Write out exactly the lines between the line containing "Rebuild this chart as a Python script, using matplotlib." and the line containing "from matplotlib.ticker import FuncFormatter", including both of those lines, and nothing more.

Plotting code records
======

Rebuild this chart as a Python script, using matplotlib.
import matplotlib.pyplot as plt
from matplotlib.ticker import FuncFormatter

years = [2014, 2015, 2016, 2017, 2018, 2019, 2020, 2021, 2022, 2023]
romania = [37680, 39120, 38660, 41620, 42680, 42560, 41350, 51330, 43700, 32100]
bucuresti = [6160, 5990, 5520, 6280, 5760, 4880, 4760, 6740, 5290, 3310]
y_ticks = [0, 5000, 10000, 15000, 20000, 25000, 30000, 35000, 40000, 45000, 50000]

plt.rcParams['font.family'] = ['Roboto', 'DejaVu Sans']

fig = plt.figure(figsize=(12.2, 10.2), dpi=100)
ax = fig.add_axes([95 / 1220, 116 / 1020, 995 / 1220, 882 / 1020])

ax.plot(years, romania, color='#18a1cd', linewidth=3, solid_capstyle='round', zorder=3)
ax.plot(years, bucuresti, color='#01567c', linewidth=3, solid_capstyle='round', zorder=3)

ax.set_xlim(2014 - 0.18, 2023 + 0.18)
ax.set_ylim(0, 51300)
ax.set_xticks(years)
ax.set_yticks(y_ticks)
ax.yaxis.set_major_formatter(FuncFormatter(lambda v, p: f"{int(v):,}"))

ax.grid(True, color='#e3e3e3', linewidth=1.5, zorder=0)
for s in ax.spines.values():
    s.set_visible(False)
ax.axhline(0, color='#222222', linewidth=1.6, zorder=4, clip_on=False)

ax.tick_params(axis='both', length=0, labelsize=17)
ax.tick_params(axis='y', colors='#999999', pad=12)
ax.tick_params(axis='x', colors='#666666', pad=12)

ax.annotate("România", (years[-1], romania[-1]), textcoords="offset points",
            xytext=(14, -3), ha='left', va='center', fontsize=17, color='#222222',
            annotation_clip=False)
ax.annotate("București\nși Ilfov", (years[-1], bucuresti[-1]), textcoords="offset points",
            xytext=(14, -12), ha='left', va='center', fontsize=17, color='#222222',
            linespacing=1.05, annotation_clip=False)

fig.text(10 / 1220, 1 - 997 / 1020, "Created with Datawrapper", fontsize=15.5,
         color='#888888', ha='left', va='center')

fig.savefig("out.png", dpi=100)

======

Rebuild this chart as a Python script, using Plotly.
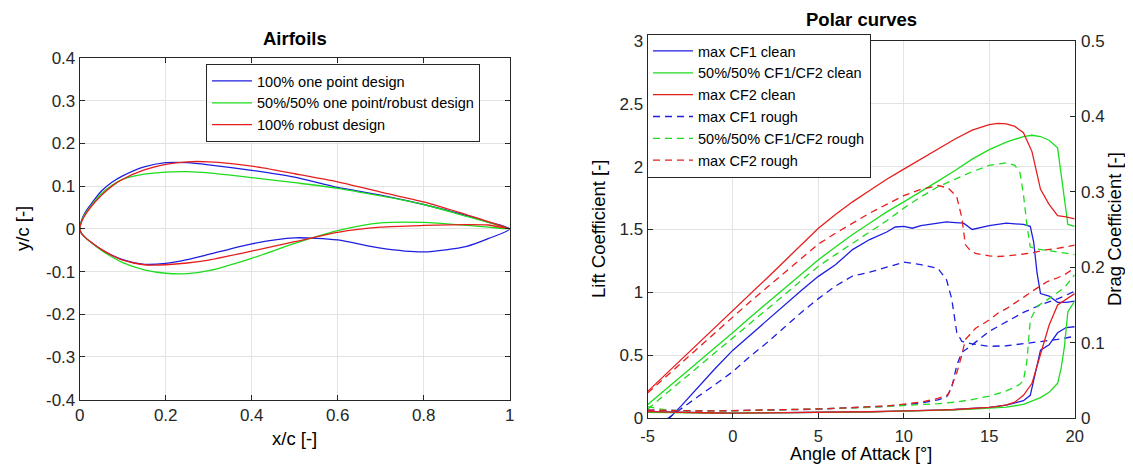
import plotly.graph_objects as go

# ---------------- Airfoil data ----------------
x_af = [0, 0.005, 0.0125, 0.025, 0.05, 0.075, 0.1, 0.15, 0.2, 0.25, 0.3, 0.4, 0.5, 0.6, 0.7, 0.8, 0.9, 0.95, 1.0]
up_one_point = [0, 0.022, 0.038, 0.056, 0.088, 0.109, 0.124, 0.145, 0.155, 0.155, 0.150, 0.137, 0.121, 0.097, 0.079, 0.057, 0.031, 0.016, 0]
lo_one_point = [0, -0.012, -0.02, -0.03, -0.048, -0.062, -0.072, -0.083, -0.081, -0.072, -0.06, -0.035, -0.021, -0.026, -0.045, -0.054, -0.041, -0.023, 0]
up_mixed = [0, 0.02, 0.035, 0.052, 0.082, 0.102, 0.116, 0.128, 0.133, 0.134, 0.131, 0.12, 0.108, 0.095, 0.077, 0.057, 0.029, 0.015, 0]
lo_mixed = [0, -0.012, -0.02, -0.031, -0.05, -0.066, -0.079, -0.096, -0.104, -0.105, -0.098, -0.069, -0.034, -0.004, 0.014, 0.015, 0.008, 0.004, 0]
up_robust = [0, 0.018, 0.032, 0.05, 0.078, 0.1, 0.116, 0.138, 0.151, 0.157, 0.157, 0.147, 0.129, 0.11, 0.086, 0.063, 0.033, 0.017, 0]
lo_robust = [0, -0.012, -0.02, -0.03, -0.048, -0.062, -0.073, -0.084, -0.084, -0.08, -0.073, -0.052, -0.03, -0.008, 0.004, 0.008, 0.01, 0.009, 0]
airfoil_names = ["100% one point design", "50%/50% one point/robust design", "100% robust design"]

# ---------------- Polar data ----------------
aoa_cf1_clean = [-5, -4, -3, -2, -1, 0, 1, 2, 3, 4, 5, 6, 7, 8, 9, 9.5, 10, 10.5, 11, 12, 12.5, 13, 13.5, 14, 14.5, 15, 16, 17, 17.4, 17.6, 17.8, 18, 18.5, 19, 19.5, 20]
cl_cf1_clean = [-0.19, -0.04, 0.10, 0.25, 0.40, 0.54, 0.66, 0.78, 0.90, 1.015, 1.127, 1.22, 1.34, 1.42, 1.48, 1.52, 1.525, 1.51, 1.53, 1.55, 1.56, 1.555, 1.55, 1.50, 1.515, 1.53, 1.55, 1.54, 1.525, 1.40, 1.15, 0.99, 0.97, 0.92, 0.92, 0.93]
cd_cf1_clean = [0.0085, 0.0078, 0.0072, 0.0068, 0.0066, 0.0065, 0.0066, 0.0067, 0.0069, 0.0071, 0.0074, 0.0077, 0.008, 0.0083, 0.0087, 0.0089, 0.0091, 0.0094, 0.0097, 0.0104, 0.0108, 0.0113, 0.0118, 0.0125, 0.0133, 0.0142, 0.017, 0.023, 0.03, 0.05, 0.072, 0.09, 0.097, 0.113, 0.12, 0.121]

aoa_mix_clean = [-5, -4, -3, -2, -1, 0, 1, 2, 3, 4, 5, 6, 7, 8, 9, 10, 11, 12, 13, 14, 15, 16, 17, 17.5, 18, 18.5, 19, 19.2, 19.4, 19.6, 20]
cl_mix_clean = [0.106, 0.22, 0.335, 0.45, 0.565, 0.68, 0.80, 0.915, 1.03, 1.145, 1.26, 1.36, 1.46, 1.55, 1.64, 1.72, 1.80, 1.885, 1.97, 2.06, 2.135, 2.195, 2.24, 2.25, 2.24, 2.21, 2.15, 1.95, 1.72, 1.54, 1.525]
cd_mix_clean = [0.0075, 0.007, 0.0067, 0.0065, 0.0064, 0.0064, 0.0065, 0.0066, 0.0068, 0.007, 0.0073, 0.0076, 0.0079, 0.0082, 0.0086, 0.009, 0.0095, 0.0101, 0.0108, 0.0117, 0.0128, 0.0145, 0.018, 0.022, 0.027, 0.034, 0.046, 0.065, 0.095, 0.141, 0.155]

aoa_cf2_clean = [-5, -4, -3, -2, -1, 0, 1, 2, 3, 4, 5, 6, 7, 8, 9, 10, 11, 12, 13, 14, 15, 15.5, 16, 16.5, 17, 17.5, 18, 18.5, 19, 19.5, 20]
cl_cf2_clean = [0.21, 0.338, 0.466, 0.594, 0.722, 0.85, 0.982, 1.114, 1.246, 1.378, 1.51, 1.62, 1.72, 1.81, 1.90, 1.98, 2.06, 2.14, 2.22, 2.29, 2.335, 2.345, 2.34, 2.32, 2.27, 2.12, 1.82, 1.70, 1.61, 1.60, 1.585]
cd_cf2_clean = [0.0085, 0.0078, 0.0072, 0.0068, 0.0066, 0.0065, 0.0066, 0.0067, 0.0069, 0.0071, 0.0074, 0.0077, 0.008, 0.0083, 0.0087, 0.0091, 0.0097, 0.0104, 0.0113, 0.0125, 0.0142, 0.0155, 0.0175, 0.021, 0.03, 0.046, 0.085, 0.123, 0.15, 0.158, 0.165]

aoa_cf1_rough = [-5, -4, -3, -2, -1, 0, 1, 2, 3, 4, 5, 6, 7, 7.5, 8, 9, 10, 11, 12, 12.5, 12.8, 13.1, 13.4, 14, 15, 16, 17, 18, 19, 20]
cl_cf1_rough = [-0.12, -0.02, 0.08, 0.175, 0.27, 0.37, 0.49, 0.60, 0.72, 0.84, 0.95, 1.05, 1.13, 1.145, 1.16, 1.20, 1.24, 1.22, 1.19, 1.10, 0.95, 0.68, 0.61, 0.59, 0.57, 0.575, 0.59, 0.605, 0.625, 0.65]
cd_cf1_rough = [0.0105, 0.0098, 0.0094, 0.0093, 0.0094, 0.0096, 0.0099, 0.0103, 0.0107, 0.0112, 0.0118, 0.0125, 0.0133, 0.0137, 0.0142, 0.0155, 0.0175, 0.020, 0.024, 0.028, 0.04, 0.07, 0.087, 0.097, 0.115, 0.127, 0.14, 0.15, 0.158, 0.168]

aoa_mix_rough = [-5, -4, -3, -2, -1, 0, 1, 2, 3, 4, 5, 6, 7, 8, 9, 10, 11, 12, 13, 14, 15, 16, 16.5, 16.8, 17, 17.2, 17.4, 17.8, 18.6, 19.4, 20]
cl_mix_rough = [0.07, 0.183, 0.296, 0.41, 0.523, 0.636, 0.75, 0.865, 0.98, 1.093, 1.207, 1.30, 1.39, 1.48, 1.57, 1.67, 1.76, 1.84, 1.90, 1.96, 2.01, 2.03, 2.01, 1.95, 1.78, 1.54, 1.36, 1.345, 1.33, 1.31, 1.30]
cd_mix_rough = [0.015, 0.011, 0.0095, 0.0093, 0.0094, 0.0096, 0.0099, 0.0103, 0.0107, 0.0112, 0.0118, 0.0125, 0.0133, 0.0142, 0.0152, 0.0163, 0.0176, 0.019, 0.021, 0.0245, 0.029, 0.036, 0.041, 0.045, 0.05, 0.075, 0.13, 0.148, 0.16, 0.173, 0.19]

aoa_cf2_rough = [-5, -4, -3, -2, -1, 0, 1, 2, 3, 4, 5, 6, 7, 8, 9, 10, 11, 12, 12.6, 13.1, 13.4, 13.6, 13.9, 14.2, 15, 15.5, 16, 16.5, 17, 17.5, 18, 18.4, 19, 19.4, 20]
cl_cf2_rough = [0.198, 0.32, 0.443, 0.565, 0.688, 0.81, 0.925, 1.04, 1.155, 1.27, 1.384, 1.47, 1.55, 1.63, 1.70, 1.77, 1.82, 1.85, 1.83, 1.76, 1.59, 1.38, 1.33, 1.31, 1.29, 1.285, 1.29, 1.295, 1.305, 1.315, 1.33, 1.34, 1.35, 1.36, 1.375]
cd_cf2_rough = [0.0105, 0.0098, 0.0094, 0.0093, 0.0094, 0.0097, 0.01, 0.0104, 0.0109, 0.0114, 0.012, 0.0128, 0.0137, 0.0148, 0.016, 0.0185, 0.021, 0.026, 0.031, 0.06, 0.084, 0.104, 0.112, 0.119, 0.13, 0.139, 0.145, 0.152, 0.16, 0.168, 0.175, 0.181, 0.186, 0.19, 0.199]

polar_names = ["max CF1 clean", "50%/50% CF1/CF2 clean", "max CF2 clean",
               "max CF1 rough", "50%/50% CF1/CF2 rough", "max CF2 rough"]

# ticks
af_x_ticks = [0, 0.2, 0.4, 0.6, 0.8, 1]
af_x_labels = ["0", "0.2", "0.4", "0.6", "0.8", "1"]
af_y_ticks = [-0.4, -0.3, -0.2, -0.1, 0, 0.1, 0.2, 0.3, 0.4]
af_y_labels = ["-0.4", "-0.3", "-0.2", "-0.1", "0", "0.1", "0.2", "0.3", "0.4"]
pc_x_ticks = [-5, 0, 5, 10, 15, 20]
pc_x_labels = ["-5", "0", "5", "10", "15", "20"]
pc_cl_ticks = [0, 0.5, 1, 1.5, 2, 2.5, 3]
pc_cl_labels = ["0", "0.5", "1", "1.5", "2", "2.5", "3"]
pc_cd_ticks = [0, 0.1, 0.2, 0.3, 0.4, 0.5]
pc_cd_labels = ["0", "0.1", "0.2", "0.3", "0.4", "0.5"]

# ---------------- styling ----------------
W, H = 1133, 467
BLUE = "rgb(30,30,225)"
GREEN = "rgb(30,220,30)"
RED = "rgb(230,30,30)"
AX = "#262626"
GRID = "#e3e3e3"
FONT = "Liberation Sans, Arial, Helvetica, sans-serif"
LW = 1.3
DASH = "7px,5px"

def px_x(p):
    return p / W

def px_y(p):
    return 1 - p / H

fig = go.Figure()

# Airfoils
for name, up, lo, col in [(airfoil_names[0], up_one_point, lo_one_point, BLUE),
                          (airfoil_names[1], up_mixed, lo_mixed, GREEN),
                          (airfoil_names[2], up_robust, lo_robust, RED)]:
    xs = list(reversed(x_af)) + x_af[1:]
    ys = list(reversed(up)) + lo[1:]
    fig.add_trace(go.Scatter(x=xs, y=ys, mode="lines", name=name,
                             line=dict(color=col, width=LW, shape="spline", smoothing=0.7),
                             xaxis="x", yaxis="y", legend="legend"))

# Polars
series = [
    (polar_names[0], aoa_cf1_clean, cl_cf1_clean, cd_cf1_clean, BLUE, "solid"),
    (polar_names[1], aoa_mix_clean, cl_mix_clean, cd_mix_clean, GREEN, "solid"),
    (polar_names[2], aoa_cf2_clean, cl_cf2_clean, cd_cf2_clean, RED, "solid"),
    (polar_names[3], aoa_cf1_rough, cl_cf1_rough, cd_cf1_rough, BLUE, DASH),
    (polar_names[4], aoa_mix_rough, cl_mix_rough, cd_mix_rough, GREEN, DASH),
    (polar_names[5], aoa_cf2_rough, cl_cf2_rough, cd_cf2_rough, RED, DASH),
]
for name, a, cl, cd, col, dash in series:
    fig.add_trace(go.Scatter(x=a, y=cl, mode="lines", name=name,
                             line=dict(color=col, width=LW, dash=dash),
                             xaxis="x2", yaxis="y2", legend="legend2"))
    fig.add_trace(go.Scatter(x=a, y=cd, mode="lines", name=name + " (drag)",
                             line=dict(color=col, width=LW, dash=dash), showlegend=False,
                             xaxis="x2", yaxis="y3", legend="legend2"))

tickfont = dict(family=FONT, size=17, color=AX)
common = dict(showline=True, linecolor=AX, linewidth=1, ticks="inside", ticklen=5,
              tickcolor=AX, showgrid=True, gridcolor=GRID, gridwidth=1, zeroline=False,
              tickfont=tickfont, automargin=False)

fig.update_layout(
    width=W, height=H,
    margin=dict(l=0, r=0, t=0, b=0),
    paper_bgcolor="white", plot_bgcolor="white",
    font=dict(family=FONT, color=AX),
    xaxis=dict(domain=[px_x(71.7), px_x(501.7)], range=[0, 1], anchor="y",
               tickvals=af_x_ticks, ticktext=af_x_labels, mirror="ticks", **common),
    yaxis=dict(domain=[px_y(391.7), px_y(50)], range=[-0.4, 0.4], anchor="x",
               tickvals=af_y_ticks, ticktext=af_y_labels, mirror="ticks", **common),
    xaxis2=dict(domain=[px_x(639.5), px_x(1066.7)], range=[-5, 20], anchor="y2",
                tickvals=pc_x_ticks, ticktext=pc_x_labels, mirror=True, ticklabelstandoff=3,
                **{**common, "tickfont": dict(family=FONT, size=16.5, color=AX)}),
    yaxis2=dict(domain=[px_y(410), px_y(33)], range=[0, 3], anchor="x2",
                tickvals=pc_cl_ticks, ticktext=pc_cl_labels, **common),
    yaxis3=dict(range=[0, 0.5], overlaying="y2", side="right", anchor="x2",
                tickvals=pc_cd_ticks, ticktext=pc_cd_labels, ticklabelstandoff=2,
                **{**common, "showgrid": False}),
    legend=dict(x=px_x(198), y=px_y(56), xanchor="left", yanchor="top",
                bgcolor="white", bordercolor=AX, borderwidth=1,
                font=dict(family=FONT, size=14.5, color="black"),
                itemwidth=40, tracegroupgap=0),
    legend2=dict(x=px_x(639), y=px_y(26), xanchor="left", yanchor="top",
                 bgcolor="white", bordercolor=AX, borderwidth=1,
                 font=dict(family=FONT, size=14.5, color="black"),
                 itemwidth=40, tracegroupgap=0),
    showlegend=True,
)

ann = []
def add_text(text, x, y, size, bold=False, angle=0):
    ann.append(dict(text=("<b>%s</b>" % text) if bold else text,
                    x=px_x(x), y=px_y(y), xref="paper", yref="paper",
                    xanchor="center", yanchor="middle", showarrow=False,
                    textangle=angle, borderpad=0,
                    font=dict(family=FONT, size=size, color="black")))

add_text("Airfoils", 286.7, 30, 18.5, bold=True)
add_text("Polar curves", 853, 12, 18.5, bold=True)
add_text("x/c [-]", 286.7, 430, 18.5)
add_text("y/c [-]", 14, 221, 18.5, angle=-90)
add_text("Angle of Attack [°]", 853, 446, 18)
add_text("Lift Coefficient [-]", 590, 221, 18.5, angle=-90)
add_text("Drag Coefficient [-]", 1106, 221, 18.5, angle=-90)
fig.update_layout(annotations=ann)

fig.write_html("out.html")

======

The solution:
Rebuild this chart as a Python script, using matplotlib.
import matplotlib.pyplot as plt
from matplotlib.ticker import FuncFormatter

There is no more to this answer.